*Given instruction*: Write out the entire listing below exactly, with the pictures left out.

*Supplied information*:
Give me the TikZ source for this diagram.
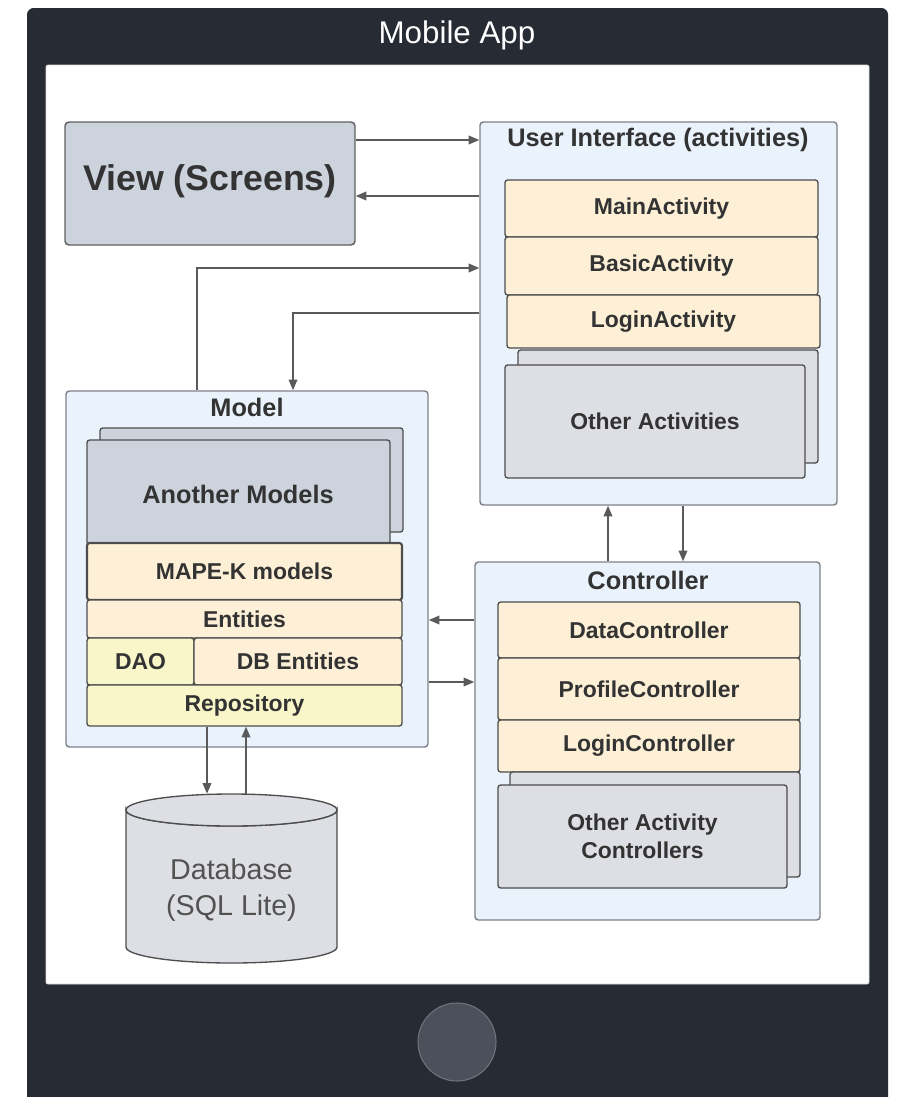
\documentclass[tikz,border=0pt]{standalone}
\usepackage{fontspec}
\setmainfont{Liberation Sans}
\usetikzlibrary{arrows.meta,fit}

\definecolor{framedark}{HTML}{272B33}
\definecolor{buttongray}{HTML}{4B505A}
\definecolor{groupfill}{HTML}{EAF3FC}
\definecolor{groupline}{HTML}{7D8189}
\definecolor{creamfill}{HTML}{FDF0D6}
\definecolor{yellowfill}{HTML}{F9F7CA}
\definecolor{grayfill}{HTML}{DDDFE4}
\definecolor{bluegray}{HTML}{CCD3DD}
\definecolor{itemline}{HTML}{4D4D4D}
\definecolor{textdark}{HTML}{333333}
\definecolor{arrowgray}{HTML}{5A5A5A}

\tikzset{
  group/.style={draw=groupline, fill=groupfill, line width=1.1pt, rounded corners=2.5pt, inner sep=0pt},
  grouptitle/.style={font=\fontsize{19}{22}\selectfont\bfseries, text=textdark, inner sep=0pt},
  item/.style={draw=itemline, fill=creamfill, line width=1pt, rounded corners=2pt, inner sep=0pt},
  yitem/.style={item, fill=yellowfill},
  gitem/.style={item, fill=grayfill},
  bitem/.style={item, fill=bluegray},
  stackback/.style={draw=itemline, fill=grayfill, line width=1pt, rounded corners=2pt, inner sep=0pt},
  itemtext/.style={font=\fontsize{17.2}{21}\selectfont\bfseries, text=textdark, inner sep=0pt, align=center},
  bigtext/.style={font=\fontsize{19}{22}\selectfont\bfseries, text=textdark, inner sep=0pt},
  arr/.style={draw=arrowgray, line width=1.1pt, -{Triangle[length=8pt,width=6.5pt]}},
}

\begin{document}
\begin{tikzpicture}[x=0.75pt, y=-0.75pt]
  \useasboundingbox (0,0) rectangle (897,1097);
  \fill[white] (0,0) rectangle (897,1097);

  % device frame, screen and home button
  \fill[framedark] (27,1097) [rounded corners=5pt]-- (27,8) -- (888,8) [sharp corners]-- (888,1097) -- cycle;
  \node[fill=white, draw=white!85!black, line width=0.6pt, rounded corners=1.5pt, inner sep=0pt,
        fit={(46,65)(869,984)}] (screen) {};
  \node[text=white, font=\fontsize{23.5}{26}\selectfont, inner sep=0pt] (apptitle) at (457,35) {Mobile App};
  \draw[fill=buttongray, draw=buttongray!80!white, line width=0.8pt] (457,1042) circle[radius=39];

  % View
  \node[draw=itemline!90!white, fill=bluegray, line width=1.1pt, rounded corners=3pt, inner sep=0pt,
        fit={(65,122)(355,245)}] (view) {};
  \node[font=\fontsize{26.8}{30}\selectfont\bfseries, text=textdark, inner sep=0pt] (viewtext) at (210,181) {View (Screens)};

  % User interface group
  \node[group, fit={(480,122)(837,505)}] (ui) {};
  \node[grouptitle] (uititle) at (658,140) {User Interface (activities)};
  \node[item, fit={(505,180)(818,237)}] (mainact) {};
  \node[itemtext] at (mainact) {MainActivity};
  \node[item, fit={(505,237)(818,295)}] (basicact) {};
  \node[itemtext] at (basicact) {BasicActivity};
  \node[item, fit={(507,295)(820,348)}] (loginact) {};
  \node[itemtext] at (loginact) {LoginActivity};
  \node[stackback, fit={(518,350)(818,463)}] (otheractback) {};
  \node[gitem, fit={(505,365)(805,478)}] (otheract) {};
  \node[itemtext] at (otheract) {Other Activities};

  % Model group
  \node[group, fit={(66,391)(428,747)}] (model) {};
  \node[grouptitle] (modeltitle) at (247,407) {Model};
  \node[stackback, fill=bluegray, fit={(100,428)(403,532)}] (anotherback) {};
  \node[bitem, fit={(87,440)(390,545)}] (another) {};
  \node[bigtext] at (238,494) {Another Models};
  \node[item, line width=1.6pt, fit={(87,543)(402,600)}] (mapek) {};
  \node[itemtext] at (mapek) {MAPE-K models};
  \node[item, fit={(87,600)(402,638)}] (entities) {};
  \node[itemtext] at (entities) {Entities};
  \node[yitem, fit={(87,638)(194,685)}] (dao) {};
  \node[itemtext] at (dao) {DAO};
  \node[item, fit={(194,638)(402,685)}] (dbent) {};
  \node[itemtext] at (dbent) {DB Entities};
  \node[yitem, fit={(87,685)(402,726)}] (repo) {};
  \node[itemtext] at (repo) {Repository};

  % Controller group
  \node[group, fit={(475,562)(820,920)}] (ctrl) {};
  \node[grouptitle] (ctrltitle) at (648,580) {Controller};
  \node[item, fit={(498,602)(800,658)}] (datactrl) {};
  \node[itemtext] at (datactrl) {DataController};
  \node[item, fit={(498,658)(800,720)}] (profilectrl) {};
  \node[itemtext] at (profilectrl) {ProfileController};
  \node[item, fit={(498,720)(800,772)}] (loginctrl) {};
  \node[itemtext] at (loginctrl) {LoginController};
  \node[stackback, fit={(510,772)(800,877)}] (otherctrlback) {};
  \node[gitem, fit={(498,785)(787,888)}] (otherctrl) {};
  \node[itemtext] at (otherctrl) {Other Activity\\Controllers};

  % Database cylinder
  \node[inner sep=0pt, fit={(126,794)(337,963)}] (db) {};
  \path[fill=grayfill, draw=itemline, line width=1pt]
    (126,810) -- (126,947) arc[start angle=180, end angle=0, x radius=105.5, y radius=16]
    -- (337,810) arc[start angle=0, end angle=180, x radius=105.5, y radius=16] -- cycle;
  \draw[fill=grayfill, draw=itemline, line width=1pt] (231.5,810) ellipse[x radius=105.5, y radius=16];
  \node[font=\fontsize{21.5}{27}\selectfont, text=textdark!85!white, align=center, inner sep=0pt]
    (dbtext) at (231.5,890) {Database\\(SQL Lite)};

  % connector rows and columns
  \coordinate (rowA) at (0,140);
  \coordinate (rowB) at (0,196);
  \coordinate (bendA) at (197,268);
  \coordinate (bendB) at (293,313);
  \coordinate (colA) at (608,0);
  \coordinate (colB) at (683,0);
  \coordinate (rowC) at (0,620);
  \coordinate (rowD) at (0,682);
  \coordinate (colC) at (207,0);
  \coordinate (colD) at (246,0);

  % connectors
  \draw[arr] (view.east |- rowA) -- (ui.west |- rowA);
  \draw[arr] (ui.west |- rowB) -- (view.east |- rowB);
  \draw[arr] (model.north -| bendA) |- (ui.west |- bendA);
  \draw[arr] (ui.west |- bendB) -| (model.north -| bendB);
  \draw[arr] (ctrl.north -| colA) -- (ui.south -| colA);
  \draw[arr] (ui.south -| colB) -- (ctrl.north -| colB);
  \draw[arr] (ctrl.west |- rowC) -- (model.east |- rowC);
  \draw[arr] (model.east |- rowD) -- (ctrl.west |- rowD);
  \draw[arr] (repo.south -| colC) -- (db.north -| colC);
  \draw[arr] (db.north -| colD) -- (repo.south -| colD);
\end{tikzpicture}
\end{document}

*Answer below*:
Give me the TikZ source for this diagram.
\documentclass[tikz,border=0pt]{standalone}
\usepackage{fontspec}
\setmainfont{Liberation Sans}
\usetikzlibrary{arrows.meta,fit}

\definecolor{framedark}{HTML}{272B33}
\definecolor{buttongray}{HTML}{4B505A}
\definecolor{groupfill}{HTML}{EAF3FC}
\definecolor{groupline}{HTML}{7D8189}
\definecolor{creamfill}{HTML}{FDF0D6}
\definecolor{yellowfill}{HTML}{F9F7CA}
\definecolor{grayfill}{HTML}{DDDFE4}
\definecolor{bluegray}{HTML}{CCD3DD}
\definecolor{itemline}{HTML}{4D4D4D}
\definecolor{textdark}{HTML}{333333}
\definecolor{arrowgray}{HTML}{5A5A5A}

\tikzset{
  group/.style={draw=groupline, fill=groupfill, line width=1.1pt, rounded corners=2.5pt, inner sep=0pt},
  grouptitle/.style={font=\fontsize{19}{22}\selectfont\bfseries, text=textdark, inner sep=0pt},
  item/.style={draw=itemline, fill=creamfill, line width=1pt, rounded corners=2pt, inner sep=0pt},
  yitem/.style={item, fill=yellowfill},
  gitem/.style={item, fill=grayfill},
  bitem/.style={item, fill=bluegray},
  stackback/.style={draw=itemline, fill=grayfill, line width=1pt, rounded corners=2pt, inner sep=0pt},
  itemtext/.style={font=\fontsize{17.2}{21}\selectfont\bfseries, text=textdark, inner sep=0pt, align=center},
  bigtext/.style={font=\fontsize{19}{22}\selectfont\bfseries, text=textdark, inner sep=0pt},
  arr/.style={draw=arrowgray, line width=1.1pt, -{Triangle[length=8pt,width=6.5pt]}},
}

\begin{document}
\begin{tikzpicture}[x=0.75pt, y=-0.75pt]
  \useasboundingbox (0,0) rectangle (897,1097);
  \fill[white] (0,0) rectangle (897,1097);

  % device frame, screen and home button
  \fill[framedark] (27,1097) [rounded corners=5pt]-- (27,8) -- (888,8) [sharp corners]-- (888,1097) -- cycle;
  \node[fill=white, draw=white!85!black, line width=0.6pt, rounded corners=1.5pt, inner sep=0pt,
        fit={(46,65)(869,984)}] (screen) {};
  \node[text=white, font=\fontsize{23.5}{26}\selectfont, inner sep=0pt] (apptitle) at (457,35) {Mobile App};
  \draw[fill=buttongray, draw=buttongray!80!white, line width=0.8pt] (457,1042) circle[radius=39];

  % View
  \node[draw=itemline!90!white, fill=bluegray, line width=1.1pt, rounded corners=3pt, inner sep=0pt,
        fit={(65,122)(355,245)}] (view) {};
  \node[font=\fontsize{26.8}{30}\selectfont\bfseries, text=textdark, inner sep=0pt] (viewtext) at (210,181) {View (Screens)};

  % User interface group
  \node[group, fit={(480,122)(837,505)}] (ui) {};
  \node[grouptitle] (uititle) at (658,140) {User Interface (activities)};
  \node[item, fit={(505,180)(818,237)}] (mainact) {};
  \node[itemtext] at (mainact) {MainActivity};
  \node[item, fit={(505,237)(818,295)}] (basicact) {};
  \node[itemtext] at (basicact) {BasicActivity};
  \node[item, fit={(507,295)(820,348)}] (loginact) {};
  \node[itemtext] at (loginact) {LoginActivity};
  \node[stackback, fit={(518,350)(818,463)}] (otheractback) {};
  \node[gitem, fit={(505,365)(805,478)}] (otheract) {};
  \node[itemtext] at (otheract) {Other Activities};

  % Model group
  \node[group, fit={(66,391)(428,747)}] (model) {};
  \node[grouptitle] (modeltitle) at (247,407) {Model};
  \node[stackback, fill=bluegray, fit={(100,428)(403,532)}] (anotherback) {};
  \node[bitem, fit={(87,440)(390,545)}] (another) {};
  \node[bigtext] at (238,494) {Another Models};
  \node[item, line width=1.6pt, fit={(87,543)(402,600)}] (mapek) {};
  \node[itemtext] at (mapek) {MAPE-K models};
  \node[item, fit={(87,600)(402,638)}] (entities) {};
  \node[itemtext] at (entities) {Entities};
  \node[yitem, fit={(87,638)(194,685)}] (dao) {};
  \node[itemtext] at (dao) {DAO};
  \node[item, fit={(194,638)(402,685)}] (dbent) {};
  \node[itemtext] at (dbent) {DB Entities};
  \node[yitem, fit={(87,685)(402,726)}] (repo) {};
  \node[itemtext] at (repo) {Repository};

  % Controller group
  \node[group, fit={(475,562)(820,920)}] (ctrl) {};
  \node[grouptitle] (ctrltitle) at (648,580) {Controller};
  \node[item, fit={(498,602)(800,658)}] (datactrl) {};
  \node[itemtext] at (datactrl) {DataController};
  \node[item, fit={(498,658)(800,720)}] (profilectrl) {};
  \node[itemtext] at (profilectrl) {ProfileController};
  \node[item, fit={(498,720)(800,772)}] (loginctrl) {};
  \node[itemtext] at (loginctrl) {LoginController};
  \node[stackback, fit={(510,772)(800,877)}] (otherctrlback) {};
  \node[gitem, fit={(498,785)(787,888)}] (otherctrl) {};
  \node[itemtext] at (otherctrl) {Other Activity\\Controllers};

  % Database cylinder
  \node[inner sep=0pt, fit={(126,794)(337,963)}] (db) {};
  \path[fill=grayfill, draw=itemline, line width=1pt]
    (126,810) -- (126,947) arc[start angle=180, end angle=0, x radius=105.5, y radius=16]
    -- (337,810) arc[start angle=0, end angle=180, x radius=105.5, y radius=16] -- cycle;
  \draw[fill=grayfill, draw=itemline, line width=1pt] (231.5,810) ellipse[x radius=105.5, y radius=16];
  \node[font=\fontsize{21.5}{27}\selectfont, text=textdark!85!white, align=center, inner sep=0pt]
    (dbtext) at (231.5,890) {Database\\(SQL Lite)};

  % connector rows and columns
  \coordinate (rowA) at (0,140);
  \coordinate (rowB) at (0,196);
  \coordinate (bendA) at (197,268);
  \coordinate (bendB) at (293,313);
  \coordinate (colA) at (608,0);
  \coordinate (colB) at (683,0);
  \coordinate (rowC) at (0,620);
  \coordinate (rowD) at (0,682);
  \coordinate (colC) at (207,0);
  \coordinate (colD) at (246,0);

  % connectors
  \draw[arr] (view.east |- rowA) -- (ui.west |- rowA);
  \draw[arr] (ui.west |- rowB) -- (view.east |- rowB);
  \draw[arr] (model.north -| bendA) |- (ui.west |- bendA);
  \draw[arr] (ui.west |- bendB) -| (model.north -| bendB);
  \draw[arr] (ctrl.north -| colA) -- (ui.south -| colA);
  \draw[arr] (ui.south -| colB) -- (ctrl.north -| colB);
  \draw[arr] (ctrl.west |- rowC) -- (model.east |- rowC);
  \draw[arr] (model.east |- rowD) -- (ctrl.west |- rowD);
  \draw[arr] (repo.south -| colC) -- (db.north -| colC);
  \draw[arr] (db.north -| colD) -- (repo.south -| colD);
\end{tikzpicture}
\end{document}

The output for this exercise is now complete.